With his marriage dissolving, Ben Crenshaw went out and won his first green jacket

With his marriage dissolving, Ben Crenshaw went out and won his first green jacket

In 1984, Ben Crenshaw won his first Masters. Thirty years later — where did that go? — he’s still sorting through that mystery-theater week. His country-music buddies, the Gatlin Brothers, were staying with him. He and his wife, Polly, who for nearly a decade made mighty contributions to the Tour’s sparkly life, had decided to divorce. She spent that week on a 67-foot Morgan in the Caribbean. Crenshaw opened with a 67. On Sunday, he shot 68, and won by two over his pal Tom Watson. Tom and Linda, Ben and Polly: How many heavy-forked dinners did that glamorous foursome log? But none that week. Or since.

When word of Ben’s Augusta win made it to Polly’s floating party off the coast of St. Barts, she refused to believe it. The days she had hiked the Augusta National hills in Ben’s wake! The nights she had listened to Ben prattle on about Bobby Jones and Alister MacKenzie! And they split up and he just goes out and wins the thing? How’s that?

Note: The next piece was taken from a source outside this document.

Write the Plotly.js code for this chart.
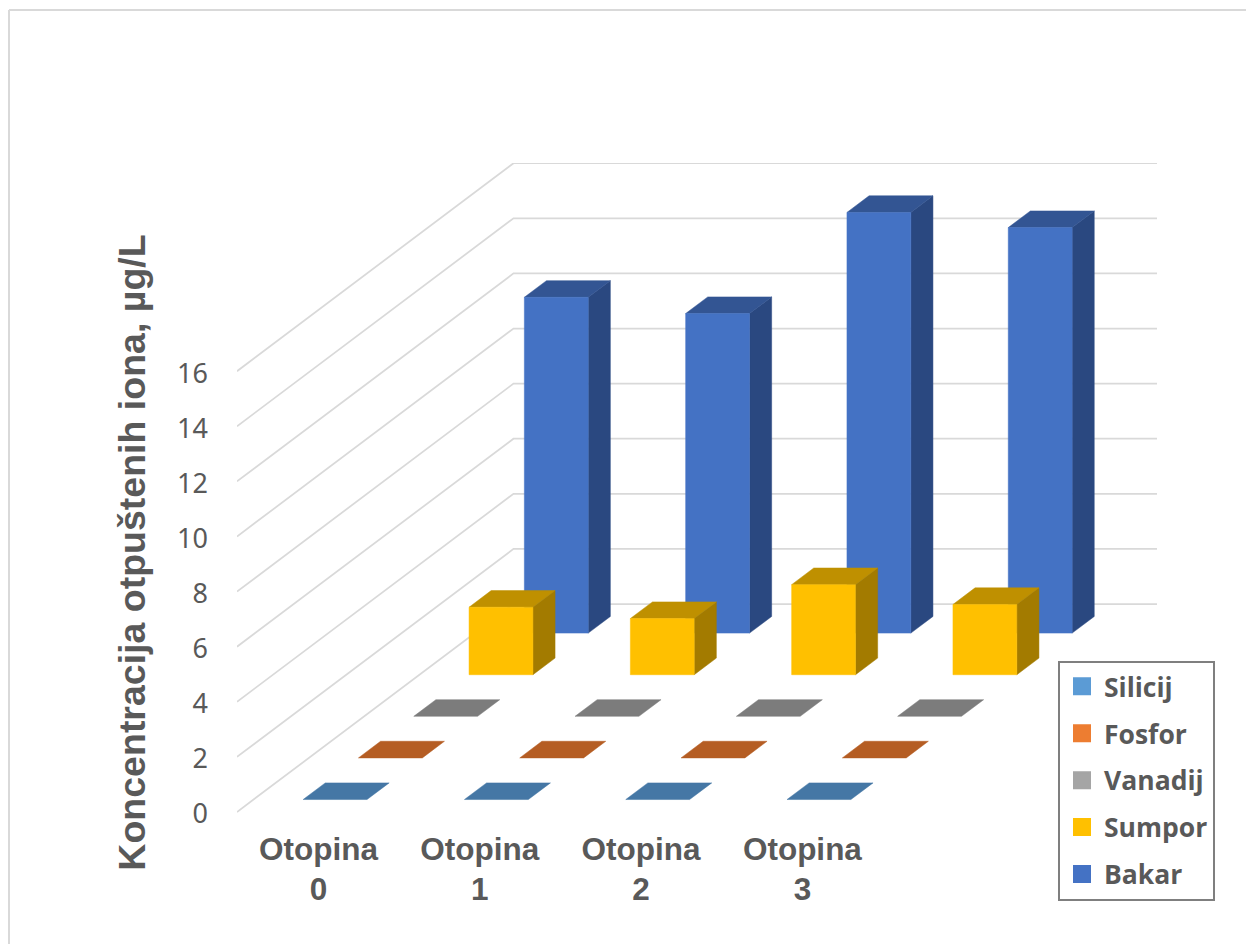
<!DOCTYPE html>
<html>
<head>
<meta charset="utf-8">
<script src="https://cdn.plot.ly/plotly-3.0.1.min.js"></script>
<style>html,body{margin:0;padding:0;background:#fff}#chart{width:1246px;height:944px}</style>
</head>
<body>
<div id="chart"></div>
<script>
const categories = ["Otopina<br>0", "Otopina<br>1", "Otopina<br>2", "Otopina<br>3"];
const seriesNames = ["Silicij", "Fosfor", "Vanadij", "Sumpor", "Bakar"];
const silicij = [0, 0, 0, 0];
const fosfor = [0, 0, 0, 0];
const vanadij = [0, 0, 0, 0];
const sumpor = [2.45, 2.04, 3.27, 2.55];
const bakar = [12.19, 11.6, 15.27, 14.72];
const yTicks = [0, 2, 4, 6, 8, 10, 12, 14, 16];

const seriesValues = [silicij, fosfor, vanadij, sumpor, bakar];
const legendColors = ["#5B9BD5", "#ED7D31", "#A5A5A5", "#FFC000", "#4472C4"];
const topColors = ["#4577A5", "#B55D23", "#7C7C7C", "#BF9000", "#335593"];
const sideColors = ["#41719C", "#A85620", "#737373", "#A37B00", "#2A4880"];

// oblique projection of the 3-D column chart onto the 2-D axes
const PXX = 161.3, PXY = 27.55;
const DX = 55.3 / PXX, DY = 41.6 / PXY;
const project = (c, d, v) => [c + d * DX, v + d * DY];

function polyTrace(polys, color, lineColor) {
  const x = [], y = [];
  polys.forEach(p => {
    p.forEach(q => { x.push(q[0]); y.push(q[1]); });
    x.push(p[0][0]); y.push(p[0][1]);
    x.push(null); y.push(null);
  });
  return {x, y, type: "scatter", mode: "lines", fill: "toself", fillcolor: color,
    line: {color: lineColor || color, width: lineColor ? 1 : 0.5}, hoverinfo: "skip",
    showlegend: false, cliponaxis: false};
}

const traces = [];
// gridlines on the left wall and the back wall
const WALL = 5, XL = -81.5 / PXX, XR = XL + 920 / PXX;
const gx = [], gy = [];
yTicks.forEach(t => {
  const b = project(XL, WALL, t);
  gx.push(XL, b[0], XR, null);
  gy.push(t, b[1], b[1], null);
});
traces.push({x: gx, y: gy, type: "scatter", mode: "lines", line: {color: "#D9D9D9", width: 1.75},
  hoverinfo: "skip", showlegend: false, cliponaxis: false});

const HW = 0.198, D0 = 0.3, D1 = 0.7;
for (let s = seriesNames.length - 1; s >= 0; s--) {
  const front = [], side = [], top = [];
  seriesValues[s].forEach((v, c) => {
    const a = s + D0, b = s + D1, l = c - HW, r = c + HW;
    top.push([project(l, a, v), project(r, a, v), project(r, b, v), project(l, b, v)]);
    if (v > 0) {
      front.push([project(l, a, 0), project(r, a, 0), project(r, a, v), project(l, a, v)]);
      side.push([project(r, a, 0), project(r, b, 0), project(r, b, v), project(r, a, v)]);
    }
  });
  if (side.length) traces.push(polyTrace(side, sideColors[s]));
  traces.push(polyTrace(top, topColors[s]));
  if (front.length) traces.push(polyTrace(front, legendColors[s]));
}
// legend entries
seriesNames.forEach((n, i) => traces.push({
  x: [null], y: [null], type: "scatter", mode: "markers", name: n, legendgroup: n,
  marker: {symbol: "square", size: 16, color: legendColors[i], line: {color: legendColors[i], width: 2}}
}));

const yLow = -130 / PXY;
const layout = {
  width: 1246, height: 944, autosize: false,
  paper_bgcolor: "#fff", plot_bgcolor: "rgba(0,0,0,0)",
  margin: {l: 237, r: 89, t: 163, b: 2, pad: 0, autoexpand: false},
  showlegend: true,
  xaxis: {
    range: [XL, XR], tickmode: "array", tickvals: [0, 1, 2, 3], ticktext: categories,
    showgrid: false, zeroline: false, showline: false, ticks: "",
    anchor: "free", position: 130 / 779, ticklabelstandoff: 15,
    tickfont: {family: "Liberation Sans", size: 31.5, color: "#595959", weight: 700}
  },
  yaxis: {
    range: [yLow, yLow + 779 / PXY], tickmode: "array", tickvals: yTicks,
    showgrid: false, zeroline: false, showline: false, ticks: "", ticklabelstandoff: 28, ticklabelshift: 2,
    tickfont: {family: "Noto Sans", size: 27, color: "#595959"},
    title: {text: "Koncentracija otpuštenih iona, µg/L", standoff: 19,
      font: {family: "Liberation Sans", size: 37.5, color: "#595959", weight: 700}}
  },
  legend: {
    x: (1058 - 237) / 920, y: 1 - (660.5 - 163) / 779, yanchor: "top", xanchor: "left",
    traceorder: "grouped", tracegroupgap: 9.5, bordercolor: "#7F7F7F", borderwidth: 2, bgcolor: "#fff",
    itemwidth: 34, entrywidth: 105, entrywidthmode: "pixels",
    font: {family: "Open Sans", size: 26.5, color: "#595959", weight: 700}, itemsizing: "trace"
  },
  shapes: [
    {type: "line", xref: "paper", yref: "paper", x0: -228 / 920, x1: 1009 / 920, y0: 1 + 153 / 779, y1: 1 + 153 / 779, line: {color: "#D9D9D9", width: 2}},
    {type: "line", xref: "paper", yref: "paper", x0: -228 / 920, x1: -228 / 920, y0: 1 + 153 / 779, y1: -2 / 779, line: {color: "#D9D9D9", width: 2}}
  ]
};
Plotly.newPlot("chart", traces, layout, {displayModeBar: false, staticPlot: true});
</script>
</body>
</html>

These poet-players do inexplicable things. In 1995, Crenshaw, his game in tatters, buried his golfing father, Harvey Penick, on Masters Wednesday. That Sunday he won his second green coat. For the first six months of 1975, Crenshaw was playing like a roadside cow. (Eighteen events, two low-wattage top 10s.) Then at the U.S. Open, on the hideously difficult No. 3 course at Medinah, he finished a shot out of a playoff. The following week, he married Polly.

Polly Crenshaw! Today, you can’t look up a score for Jimmy Walker on your favorite golf website without wading through pictures of Paulina Gretzky and Amanda Dufner. But the truth is that there will never be another Tour wife like Polly Crenshaw. It’s not just that she was unspeakably beautiful. (Christie Brinkley, in her SI Swimsuit Issue prime, if you need a visual.) She was so young. “Jailbait,” as Bruce Devlin would remind Crenshaw. Ben Crenshaw and Polly Speno were married within a month of her graduation from Alexander Hamilton High in Elmsford, N.Y. Polly — supermarket cashier, homecoming queen — had just turned 18. Ben was 23 and a national figure. He had already played in 49 Tour events as a pro, victorious in the first of them, a Longhorn winning the Texas Open. No couple in America had better hair.

If you saw Polly Crenshaw in the disco era, she got stamped on your brain. At last year’s British Open, Tom Watson recalled how he celebrated his 1980 win at Muirfield: He and Ben and their wives slipped onto the course in the gloaming to play a few holes with antique equipment, “Polly Crenshaw aerating the greens with her four-inch heels.” Against a quote like that, no Instagram photo has a chance.

As Bob Dylan cannot explain his lyrics, Ben Crenshaw cannot explain his golf. In the songbook of his life, you’ll find the rugged courses he’s built with Bill Coore, the titles he won and didn’t, the dripping-syrup putting stroke, a Wilson 8802 dangling from his hands. His captaincy at the 1999 Ryder Cup was either inspired or nutty or both, but when he kissed the Country Club’s 17th green it wasn’t for the cameras.

He married young the first time and that one went nine years with no children. His relationship with both Polly and golf was about the same: tempestuous and exciting. From the start, it was a threesome, Polly and Ben and golf. He was a young Tour player and husband when he told a reporter, “There are not too many single golfers who have really been successful.” The second time, in ’85, he married a girl out of a Beach Boys song, Julie Forrest. They have three daughters together, all in their Sunday best when Dad was inducted into the golf Hall of Fame, in 2002.

Polly Crenshaw Price, mother of a 27-year-old environmentalist, says she hasn’t had a drink, or a wake-me-up line of coke, in over 20 years now. She sells real estate in Austin and works as a personal trainer. She looks…fabulous. She was just 17 when she had her first date with Ben Crenshaw, a Saturday-night clubhouse dinner during the 1974 Westchester Classic. Ben’s mother had recently died. Polly’s father had brought her to the course for a Tuesday practice round. You don’t even want to know what she was wearing. Before long, the Tour became her family, Tom Weiskopf playing the role of madcap uncle.

Forty years ago, a golf prodigy called Gentle Ben fell for a teenager called Polly. Ten years later, that golfer won the tournament of his boyhood dreams, with Polly 1,800 miles away. “I felt free,” Ben Crenshaw said the other day, remembering Augusta 1984. There’s surely a whole world in his insight, but as it takes two to tango, emancipation is a group act, too. Anyway, these stir-your-blood women, do they ever really disappear?